I’m a former hearing person. I was born in Canada, and grew up in a middle-class hearing family. I’m also white, straight, and cis. This means my life began with pretty much just one disadvantage: being female. Oh, and being an infant, but I outgrew that horrid phase.
Then I got deathly ill.
Do you know what happens when a cute little blonde three-year-old gets sick in Canada? Everything that could possibly be done to save my life, was done… and at no expense to my family. In the process of saving my life, though, the drugs that were administered destroyed my hearing.
From that point on, I could never expect to have the things I would’ve otherwise had as a hearing child. I had figure out how to navigate a world that was largely inaccessible to me, when I was too young to understand why everything had suddenly gone silent. I thought people were playing games with me when they’d move their lips, and no sound would come out. I couldn’t make sense of why the sound had also disappeared whenever I tried to speak.
I even had to re-learn how to walk as my cochleas had ossified completely, ruining my balance. (Fun fact: I cannot get dizzy. I can spin around endlessly, and still be able to run in a straight line.)
Without sounds to guide the natural development of speech, my parents hired a speech-language pathologist in an effort to preserve my ability to speak. I was child who spent her Saturday afternoons training for the hearing world, instead of chasing after assorted sports balls like other kids. These lessons worked, but did not stop a “deaf accent” from eventually surfacing.
When my parents took me out trick-or-treating the year after I went deaf, a woman refused to reward me with candy because I was not responding to her questions. When my mother informed her that I was deaf, she not only withheld the candy, but also slammed the door in my face.
Maybe it was because I didn’t make a convincing sad clown, but it was most likely because I was not convincing as a hearing person.
In my professional opinion, Deaf children deserve more candy: all the caramels in the world couldn’t stop us from coherently expressing ourselves in sign language.
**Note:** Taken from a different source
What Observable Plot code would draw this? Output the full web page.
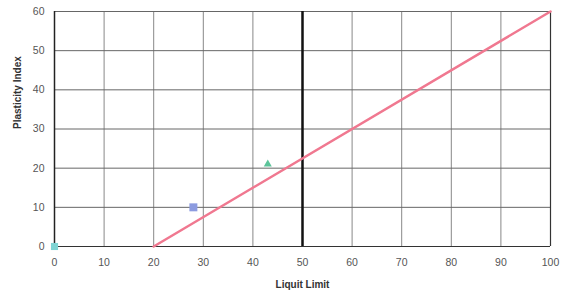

But, not everybody knows sign language. In the past, whenever I needed to communicate with somebody who did not sign, I would attempt to speak to them. I was sharing a part of myself that I was unfamiliar with–my own voice–to a stranger. By doing this, I was accommodating them, but it was rarely seen that way. If I couldn’t make myself be understood, they usually wouldn’t try to understand.
Now that I feel more comfortable with writing, and don’t feel that people generally appreciate the effort it takes for a deaf person to speak–and even go as far to make fun of our “deaf accent”–I accommodate hearing people by scribing my thoughts on paper, or by tapping my comments on the phone. Still, this is often perceived as being onerous for hearing people; people who only need to spend a tiny fraction of their day communicating in writing. For me to have to communicate in this manner 99% of the time for the rest of my life is simply reality.
Indeed, there are people who find it preferable to wait to ask a question verbally than to get an instant answer from a deaf person if it requires a different kind of interaction. Strangely, many of these same people have embraced text messaging.
I am expected to accept this. I am expected to be grateful that I was allowed to live. People I should expect support from often feel that it’s a better use of their time to remind me that people are ignorant, rather than educate those people. Apparently, that’s my responsibility too.
To be better understood by people, this blog partly serves as a way to share my experiences as a Deaf person. I even have a space for comments for those who aren’t bothered by having to type out their questions.
But, I won’t tolerate the intolerant. I won’t even tolerate the out-tolerant*.